Short problem >> Omit all images. Transcribe the rest of the material below exactly.

Dataset excerpt >>
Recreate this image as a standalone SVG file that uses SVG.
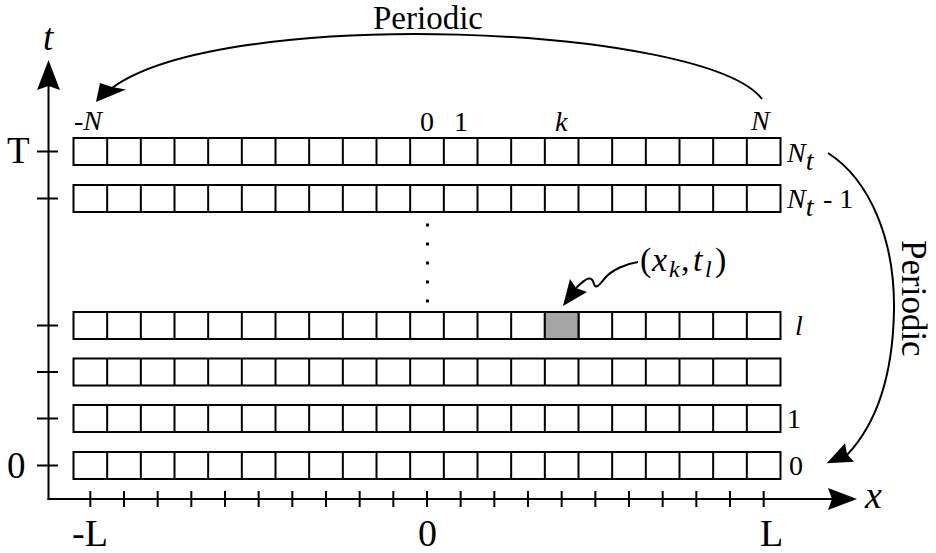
<svg xmlns="http://www.w3.org/2000/svg" width="936" height="553" viewBox="0 0 936 553" font-family="'Liberation Serif', Tinos, 'Times New Roman', 'DejaVu Serif', serif">
<style>
.ln{fill:none;stroke:#000;stroke-width:2}
.cell{fill:#fff;stroke:#000;stroke-width:2}
.ah{fill:#000;stroke:none}
text{font-family:'Liberation Serif',Tinos,'Times New Roman','DejaVu Serif',serif;fill:#000}
.it{font-style:italic}
.big{font-size:37px}
.sm{font-size:28px}
</style>
<defs>
<g id="rowshape">
<rect class="cell" x="73.5" y="0" width="707" height="27"/>
<path class="ln" d="M107.17,0v27M140.83,0v27M174.5,0v27M208.17,0v27M241.83,0v27M275.5,0v27M309.17,0v27M342.83,0v27M376.5,0v27M410.17,0v27M443.83,0v27M477.5,0v27M511.17,0v27M544.83,0v27M578.5,0v27M612.17,0v27M645.83,0v27M679.5,0v27M713.17,0v27M746.83,0v27"/>
</g>
</defs>
<rect width="936" height="553" fill="#fff"/>

<g id="axes">
<line class="ln" x1="48.5" y1="500" x2="48.5" y2="86"/>
<polygon class="ah" points="48.5,60 37,90 48.5,86 60,90"/>
<line class="ln" x1="47.5" y1="499" x2="832" y2="499"/>
<polygon class="ah" points="857,499 828,488 832,499 828,510"/>
<path class="ln" d="M37,151.5h21M37,198.5h21M37,325.5h21M37,372h21M37,418.5h21M37,465.5h21"/>
<path class="ln" d="M90.33,491v16M124,491v16M157.67,491v16M191.33,491v16M225,491v16M258.67,491v16M292.33,491v16M326,491v16M359.67,491v16M393.33,491v16M427,491v16M460.67,491v16M494.33,491v16M528,491v16M561.67,491v16M595.33,491v16M629,491v16M662.67,491v16M696.33,491v16M730,491v16M763.67,491v16"/>
<text class="it big" x="43" y="50">t</text>
<text class="big" x="7" y="163">T</text>
<text class="big" x="7" y="478">0</text>
<text class="it" x="865" y="508" style="font-size:38px">x</text>
<text x="72" y="546" style="font-size:38px">-L</text>
<text x="418" y="546" style="font-size:38px">0</text>
<text x="760" y="546" style="font-size:38px">L</text>
</g>

<g id="row-Nt"><use href="#rowshape" y="138"/></g>
<g id="row-Nt-1"><use href="#rowshape" y="185"/></g>
<g id="row-l"><use href="#rowshape" y="312"/><rect x="544.83" y="312" width="33.67" height="27" fill="#a5a5a5" stroke="#000" stroke-width="2"/></g>
<g id="row-2"><use href="#rowshape" y="358.5"/></g>
<g id="row-1"><use href="#rowshape" y="405"/></g>
<g id="row-0"><use href="#rowshape" y="452"/></g>

<g id="dots" fill="#000">
<rect x="426" y="223.5" width="3" height="3"/>
<rect x="426" y="242.5" width="3" height="3"/>
<rect x="426" y="261.5" width="3" height="3"/>
<rect x="426" y="280.5" width="3" height="3"/>
<rect x="426" y="299.5" width="3" height="3"/>
</g>

<g id="col-labels" class="sm">
<text x="74" y="130">-<tspan class="it">N</tspan></text>
<text x="420" y="131">0</text>
<text x="454" y="131">1</text>
<text class="it" x="555" y="131">k</text>
<text class="it" x="751" y="130">N</text>
</g>

<g id="row-labels" class="sm">
<text x="787" y="162"><tspan class="it">N</tspan><tspan class="it" dy="8">t</tspan></text>
<text x="787" y="208"><tspan class="it">N</tspan><tspan class="it" dy="8">t</tspan><tspan dy="-8" x="823">- 1</tspan></text>
<text class="it" x="795" y="335">l</text>
<text x="787" y="428">1</text>
<text x="789" y="475">0</text>
</g>

<g id="connectors">
<path class="ln" d="M762,99 C705,25 225,5 112,88"/>
<polygon class="ah" points="96,102 100,83 112,87 126,89.5"/>
<path class="ln" d="M828,153 C870,180 895,240 894,310 C893,370 880,420 847,455"/>
<polygon class="ah" points="826.7,463.3 845,443.3 847,454 854,461.7"/>
<path class="ln" d="M638,262 C625,264 612,270 605,278 C600,284 596,290 594,284 C592,276 588,276 576,288"/>
<polygon class="ah" points="563,306 570,279 576,288 587,292"/>
</g>

<g id="labels">
<text x="373" y="29" style="font-size:33px">Periodic</text>
<text transform="translate(902,240) rotate(90)" style="font-size:35px">Periodic</text>
<text y="271" style="font-size:34px"><tspan x="640">(</tspan><tspan class="it" x="652">x</tspan><tspan class="it" x="669" dy="6" style="font-size:24px">k</tspan><tspan x="681" dy="-6">,</tspan><tspan class="it" x="693">t</tspan><tspan class="it" x="705" dy="6" style="font-size:24px">l</tspan><tspan x="715" dy="-6">)</tspan></text>
</g>
</svg>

Reply >>
Recreate this image as a standalone SVG file that uses SVG.
<svg xmlns="http://www.w3.org/2000/svg" width="936" height="553" viewBox="0 0 936 553" font-family="'Liberation Serif', Tinos, 'Times New Roman', 'DejaVu Serif', serif">
<style>
.ln{fill:none;stroke:#000;stroke-width:2}
.cell{fill:#fff;stroke:#000;stroke-width:2}
.ah{fill:#000;stroke:none}
text{font-family:'Liberation Serif',Tinos,'Times New Roman','DejaVu Serif',serif;fill:#000}
.it{font-style:italic}
.big{font-size:37px}
.sm{font-size:28px}
</style>
<defs>
<g id="rowshape">
<rect class="cell" x="73.5" y="0" width="707" height="27"/>
<path class="ln" d="M107.17,0v27M140.83,0v27M174.5,0v27M208.17,0v27M241.83,0v27M275.5,0v27M309.17,0v27M342.83,0v27M376.5,0v27M410.17,0v27M443.83,0v27M477.5,0v27M511.17,0v27M544.83,0v27M578.5,0v27M612.17,0v27M645.83,0v27M679.5,0v27M713.17,0v27M746.83,0v27"/>
</g>
</defs>
<rect width="936" height="553" fill="#fff"/>

<g id="axes">
<line class="ln" x1="48.5" y1="500" x2="48.5" y2="86"/>
<polygon class="ah" points="48.5,60 37,90 48.5,86 60,90"/>
<line class="ln" x1="47.5" y1="499" x2="832" y2="499"/>
<polygon class="ah" points="857,499 828,488 832,499 828,510"/>
<path class="ln" d="M37,151.5h21M37,198.5h21M37,325.5h21M37,372h21M37,418.5h21M37,465.5h21"/>
<path class="ln" d="M90.33,491v16M124,491v16M157.67,491v16M191.33,491v16M225,491v16M258.67,491v16M292.33,491v16M326,491v16M359.67,491v16M393.33,491v16M427,491v16M460.67,491v16M494.33,491v16M528,491v16M561.67,491v16M595.33,491v16M629,491v16M662.67,491v16M696.33,491v16M730,491v16M763.67,491v16"/>
<text class="it big" x="43" y="50">t</text>
<text class="big" x="7" y="163">T</text>
<text class="big" x="7" y="478">0</text>
<text class="it" x="865" y="508" style="font-size:38px">x</text>
<text x="72" y="546" style="font-size:38px">-L</text>
<text x="418" y="546" style="font-size:38px">0</text>
<text x="760" y="546" style="font-size:38px">L</text>
</g>

<g id="row-Nt"><use href="#rowshape" y="138"/></g>
<g id="row-Nt-1"><use href="#rowshape" y="185"/></g>
<g id="row-l"><use href="#rowshape" y="312"/><rect x="544.83" y="312" width="33.67" height="27" fill="#a5a5a5" stroke="#000" stroke-width="2"/></g>
<g id="row-2"><use href="#rowshape" y="358.5"/></g>
<g id="row-1"><use href="#rowshape" y="405"/></g>
<g id="row-0"><use href="#rowshape" y="452"/></g>

<g id="dots" fill="#000">
<rect x="426" y="223.5" width="3" height="3"/>
<rect x="426" y="242.5" width="3" height="3"/>
<rect x="426" y="261.5" width="3" height="3"/>
<rect x="426" y="280.5" width="3" height="3"/>
<rect x="426" y="299.5" width="3" height="3"/>
</g>

<g id="col-labels" class="sm">
<text x="74" y="130">-<tspan class="it">N</tspan></text>
<text x="420" y="131">0</text>
<text x="454" y="131">1</text>
<text class="it" x="555" y="131">k</text>
<text class="it" x="751" y="130">N</text>
</g>

<g id="row-labels" class="sm">
<text x="787" y="162"><tspan class="it">N</tspan><tspan class="it" dy="8">t</tspan></text>
<text x="787" y="208"><tspan class="it">N</tspan><tspan class="it" dy="8">t</tspan><tspan dy="-8" x="823">- 1</tspan></text>
<text class="it" x="795" y="335">l</text>
<text x="787" y="428">1</text>
<text x="789" y="475">0</text>
</g>

<g id="connectors">
<path class="ln" d="M762,99 C705,25 225,5 112,88"/>
<polygon class="ah" points="96,102 100,83 112,87 126,89.5"/>
<path class="ln" d="M828,153 C870,180 895,240 894,310 C893,370 880,420 847,455"/>
<polygon class="ah" points="826.7,463.3 845,443.3 847,454 854,461.7"/>
<path class="ln" d="M638,262 C625,264 612,270 605,278 C600,284 596,290 594,284 C592,276 588,276 576,288"/>
<polygon class="ah" points="563,306 570,279 576,288 587,292"/>
</g>

<g id="labels">
<text x="373" y="29" style="font-size:33px">Periodic</text>
<text transform="translate(902,240) rotate(90)" style="font-size:35px">Periodic</text>
<text y="271" style="font-size:34px"><tspan x="640">(</tspan><tspan class="it" x="652">x</tspan><tspan class="it" x="669" dy="6" style="font-size:24px">k</tspan><tspan x="681" dy="-6">,</tspan><tspan class="it" x="693">t</tspan><tspan class="it" x="705" dy="6" style="font-size:24px">l</tspan><tspan x="715" dy="-6">)</tspan></text>
</g>
</svg>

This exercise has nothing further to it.